Quantum resistance is vital for emerging cryptographic systems as quantum technologies continue to advance towards large-scale, fault-tolerant quantum computers. Resistance may be offered by quantum key distribution (QKD), which provides information-theoretic security using quantum states of photons, but may be limited by transmission loss at long distances. An alternative approach uses classical means and is conjectured to be resistant to quantum attacks, so-called post-quantum cryptography (PQC), but it is yet to be rigorously proven, and its current implementations are computationally expensive. To overcome the security and performance challenges present in each, here we develop hybrid protocols by which QKD and PQC inter-operate within a joint quantum-classical network.

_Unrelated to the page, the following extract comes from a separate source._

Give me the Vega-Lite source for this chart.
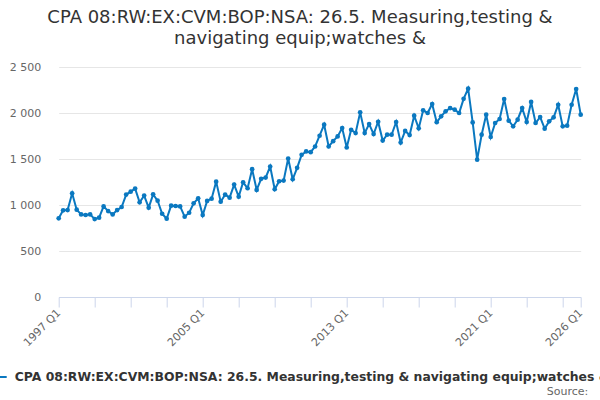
{
  "$schema": "https://vega.github.io/schema/vega-lite/v6.json",
  "autosize": {"type": "none"},
  "padding": {"left": 58.7, "top": 67, "right": 19.3, "bottom": 103},
  "width": 522,
  "height": 230,
  "background": "white",
  "config": {
    "font": "DejaVu Sans",
    "view": {"stroke": null}
  },
  "title": {
    "text": ["CPA 08:RW:EX:CVM:BOP:NSA: 26.5. Measuring,testing &", "navigating equip;watches &"],
    "fontSize": 18,
    "fontWeight": "normal",
    "color": "#333333",
    "anchor": "middle",
    "dx": -19.7,
    "offset": 13,
    "lineHeight": 21.5
  },
  "data": {
    "values": [
      {"date": "1997-01-01", "value": 855}, {"date": "1997-04-01", "value": 942}, {"date": "1997-07-01", "value": 945}, {"date": "1997-10-01", "value": 1127},
      {"date": "1998-01-01", "value": 949}, {"date": "1998-04-01", "value": 898}, {"date": "1998-07-01", "value": 891}, {"date": "1998-10-01", "value": 898},
      {"date": "1999-01-01", "value": 847}, {"date": "1999-04-01", "value": 862}, {"date": "1999-07-01", "value": 985}, {"date": "1999-10-01", "value": 934},
      {"date": "2000-01-01", "value": 898}, {"date": "2000-04-01", "value": 945}, {"date": "2000-07-01", "value": 978}, {"date": "2000-10-01", "value": 1113},
      {"date": "2001-01-01", "value": 1145}, {"date": "2001-04-01", "value": 1178}, {"date": "2001-07-01", "value": 1029}, {"date": "2001-10-01", "value": 1102},
      {"date": "2002-01-01", "value": 971}, {"date": "2002-04-01", "value": 1116}, {"date": "2002-07-01", "value": 1047}, {"date": "2002-10-01", "value": 905},
      {"date": "2003-01-01", "value": 851}, {"date": "2003-04-01", "value": 993}, {"date": "2003-07-01", "value": 989}, {"date": "2003-10-01", "value": 985},
      {"date": "2004-01-01", "value": 873}, {"date": "2004-04-01", "value": 916}, {"date": "2004-07-01", "value": 1018}, {"date": "2004-10-01", "value": 1073},
      {"date": "2005-01-01", "value": 890}, {"date": "2005-04-01", "value": 1044}, {"date": "2005-07-01", "value": 1069}, {"date": "2005-10-01", "value": 1254},
      {"date": "2006-01-01", "value": 1036}, {"date": "2006-04-01", "value": 1113}, {"date": "2006-07-01", "value": 1080}, {"date": "2006-10-01", "value": 1222},
      {"date": "2007-01-01", "value": 1091}, {"date": "2007-04-01", "value": 1247}, {"date": "2007-07-01", "value": 1182}, {"date": "2007-10-01", "value": 1389},
      {"date": "2008-01-01", "value": 1164}, {"date": "2008-04-01", "value": 1284}, {"date": "2008-07-01", "value": 1298}, {"date": "2008-10-01", "value": 1418},
      {"date": "2009-01-01", "value": 1171}, {"date": "2009-04-01", "value": 1258}, {"date": "2009-07-01", "value": 1265}, {"date": "2009-10-01", "value": 1505},
      {"date": "2010-01-01", "value": 1280}, {"date": "2010-04-01", "value": 1404}, {"date": "2010-07-01", "value": 1545}, {"date": "2010-10-01", "value": 1582},
      {"date": "2011-01-01", "value": 1574}, {"date": "2011-04-01", "value": 1636}, {"date": "2011-07-01", "value": 1753}, {"date": "2011-10-01", "value": 1873},
      {"date": "2012-01-01", "value": 1636}, {"date": "2012-04-01", "value": 1694}, {"date": "2012-07-01", "value": 1745}, {"date": "2012-10-01", "value": 1836},
      {"date": "2013-01-01", "value": 1625}, {"date": "2013-04-01", "value": 1818}, {"date": "2013-07-01", "value": 1782}, {"date": "2013-10-01", "value": 2007},
      {"date": "2014-01-01", "value": 1782}, {"date": "2014-04-01", "value": 1880}, {"date": "2014-07-01", "value": 1771}, {"date": "2014-10-01", "value": 1905},
      {"date": "2015-01-01", "value": 1700}, {"date": "2015-04-01", "value": 1764}, {"date": "2015-07-01", "value": 1764}, {"date": "2015-10-01", "value": 1902},
      {"date": "2016-01-01", "value": 1678}, {"date": "2016-04-01", "value": 1805}, {"date": "2016-07-01", "value": 1760}, {"date": "2016-10-01", "value": 1971},
      {"date": "2017-01-01", "value": 1833}, {"date": "2017-04-01", "value": 2029}, {"date": "2017-07-01", "value": 2000}, {"date": "2017-10-01", "value": 2098},
      {"date": "2018-01-01", "value": 1900}, {"date": "2018-04-01", "value": 1964}, {"date": "2018-07-01", "value": 2018}, {"date": "2018-10-01", "value": 2054},
      {"date": "2019-01-01", "value": 2036}, {"date": "2019-04-01", "value": 2000}, {"date": "2019-07-01", "value": 2154}, {"date": "2019-10-01", "value": 2264},
      {"date": "2020-01-01", "value": 1898}, {"date": "2020-04-01", "value": 1493}, {"date": "2020-07-01", "value": 1764}, {"date": "2020-10-01", "value": 1982},
      {"date": "2021-01-01", "value": 1739}, {"date": "2021-04-01", "value": 1891}, {"date": "2021-07-01", "value": 1935}, {"date": "2021-10-01", "value": 2152},
      {"date": "2022-01-01", "value": 1917}, {"date": "2022-04-01", "value": 1855}, {"date": "2022-07-01", "value": 1927}, {"date": "2022-10-01", "value": 2054},
      {"date": "2023-01-01", "value": 1902}, {"date": "2023-04-01", "value": 2120}, {"date": "2023-07-01", "value": 1891}, {"date": "2023-10-01", "value": 1956},
      {"date": "2024-01-01", "value": 1830}, {"date": "2024-04-01", "value": 1909}, {"date": "2024-07-01", "value": 1953}, {"date": "2024-10-01", "value": 2090},
      {"date": "2025-01-01", "value": 1855}, {"date": "2025-04-01", "value": 1862}, {"date": "2025-07-01", "value": 2090}, {"date": "2025-10-01", "value": 2261},
      {"date": "2026-01-01", "value": 1982}
    ]
  },
  "encoding": {
    "x": {
      "field": "date",
      "type": "temporal",
      "scale": {"type": "utc", "domain": [{"year": 1997, "month": 1, "date": 1, "utc": true}, {"year": 2026, "month": 1, "date": 1, "utc": true}]},
      "axis": {
        "values": [
          {"year": 1997, "month": 1, "date": 1, "utc": true}, {"year": 1999, "month": 1, "date": 1, "utc": true},
          {"year": 2001, "month": 1, "date": 1, "utc": true}, {"year": 2003, "month": 1, "date": 1, "utc": true},
          {"year": 2005, "month": 1, "date": 1, "utc": true}, {"year": 2007, "month": 1, "date": 1, "utc": true},
          {"year": 2009, "month": 1, "date": 1, "utc": true}, {"year": 2011, "month": 1, "date": 1, "utc": true},
          {"year": 2013, "month": 1, "date": 1, "utc": true}, {"year": 2015, "month": 1, "date": 1, "utc": true},
          {"year": 2017, "month": 1, "date": 1, "utc": true}, {"year": 2019, "month": 1, "date": 1, "utc": true},
          {"year": 2021, "month": 1, "date": 1, "utc": true}, {"year": 2023, "month": 1, "date": 1, "utc": true},
          {"year": 2025, "month": 1, "date": 1, "utc": true}, {"year": 2026, "month": 1, "date": 1, "utc": true}
        ],
        "labelExpr": "(utcyear(datum.value) == 1997 || utcyear(datum.value) == 2005 || utcyear(datum.value) == 2013 || utcyear(datum.value) == 2021 || utcyear(datum.value) == 2026) ? utcyear(datum.value) + ' Q1' : ''",
        "labelAngle": -45,
        "labelAlign": "right",
        "labelBaseline": "middle",
        "labelFontSize": 11,
        "labelColor": "#666666",
        "labelPadding": 4,
        "labelOverlap": false,
        "labelFlush": false,
        "grid": false,
        "domainColor": "#ccd6eb",
        "tickColor": "#ccd6eb",
        "tickSize": 10,
        "title": "Source:",
        "titleFontSize": 11,
        "titleFontWeight": "normal",
        "titleColor": "#666666",
        "titleAlign": "right",
        "titleAnchor": "end",
        "titleBaseline": "alphabetic",
        "titleX": 529,
        "titleY": 97
      }
    },
    "y": {
      "field": "value",
      "type": "quantitative",
      "scale": {"domain": [0, 2500], "nice": false},
      "axis": {
        "values": [0, 500, 1000, 1500, 2000, 2500],
        "labelExpr": "replace(format(datum.value, ','), ',', ' ')",
        "title": null,
        "domain": false,
        "ticks": false,
        "labelFontSize": 11,
        "labelColor": "#666666",
        "labelPadding": 18,
        "gridColor": "#e6e6e6"
      }
    },
    "color": {
      "datum": "CPA 08:RW:EX:CVM:BOP:NSA: 26.5. Measuring,testing & navigating equip;watches &",
      "type": "nominal",
      "scale": {"range": ["#0a78c0"]},
      "legend": {
        "title": null,
        "orient": "none",
        "legendX": -69,
        "legendY": 301,
        "symbolType": "stroke",
        "symbolSize": 256,
        "symbolStrokeWidth": 2,
        "labelFontSize": 12.4,
        "labelFontWeight": "bold",
        "labelColor": "#333333",
        "labelLimit": 2000,
        "labelOffset": 7
      }
    }
  },
  "layer": [
    {"mark": {"type": "line", "strokeWidth": 2}},
    {"mark": {"type": "point", "filled": true, "size": 22, "opacity": 1}}
  ]
}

In particular, we consider different hybrid designs that may offer enhanced speed and/or security over the individual performance of either approach. Furthermore, we present a method for analyzing the security of hybrid protocols in key distribution networks. Our hybrid approach paves the way for joint quantum-classical communication networks, which leverage the advantages of both QKD and PQC and can be tailored to the requirements of various practical networks.

翻译：随着量子技术持续向大规模容错量子计算机迈进，抗量子性对于新兴密码系统至关重要。量子密钥分发（QKD）利用光子的量子态提供信息论安全性，可提供抗量子能力，但在长距离传输中可能受限于传输损耗。另一种方法使用经典手段，并被认为能抵抗量子攻击，即所谓的后量子密码学（PQC），但其抗量子性尚未得到严格证明，且当前实现方案计算成本高昂。为克服二者各自存在的安全与性能挑战，本文开发了混合协议，使QKD与PQC在联合量子-经典网络中协同运作。我们特别探讨了多种混合设计方案，这些方案相较于单一方法可能提供更快的速度和/或更高的安全性。此外，我们提出了一种分析密钥分发网络中混合协议安全性的方法。我们的混合方案为构建联合量子-经典通信网络开辟了道路，此类网络能同时利用QKD与PQC的优势，并可根据不同实际网络的需求进行定制。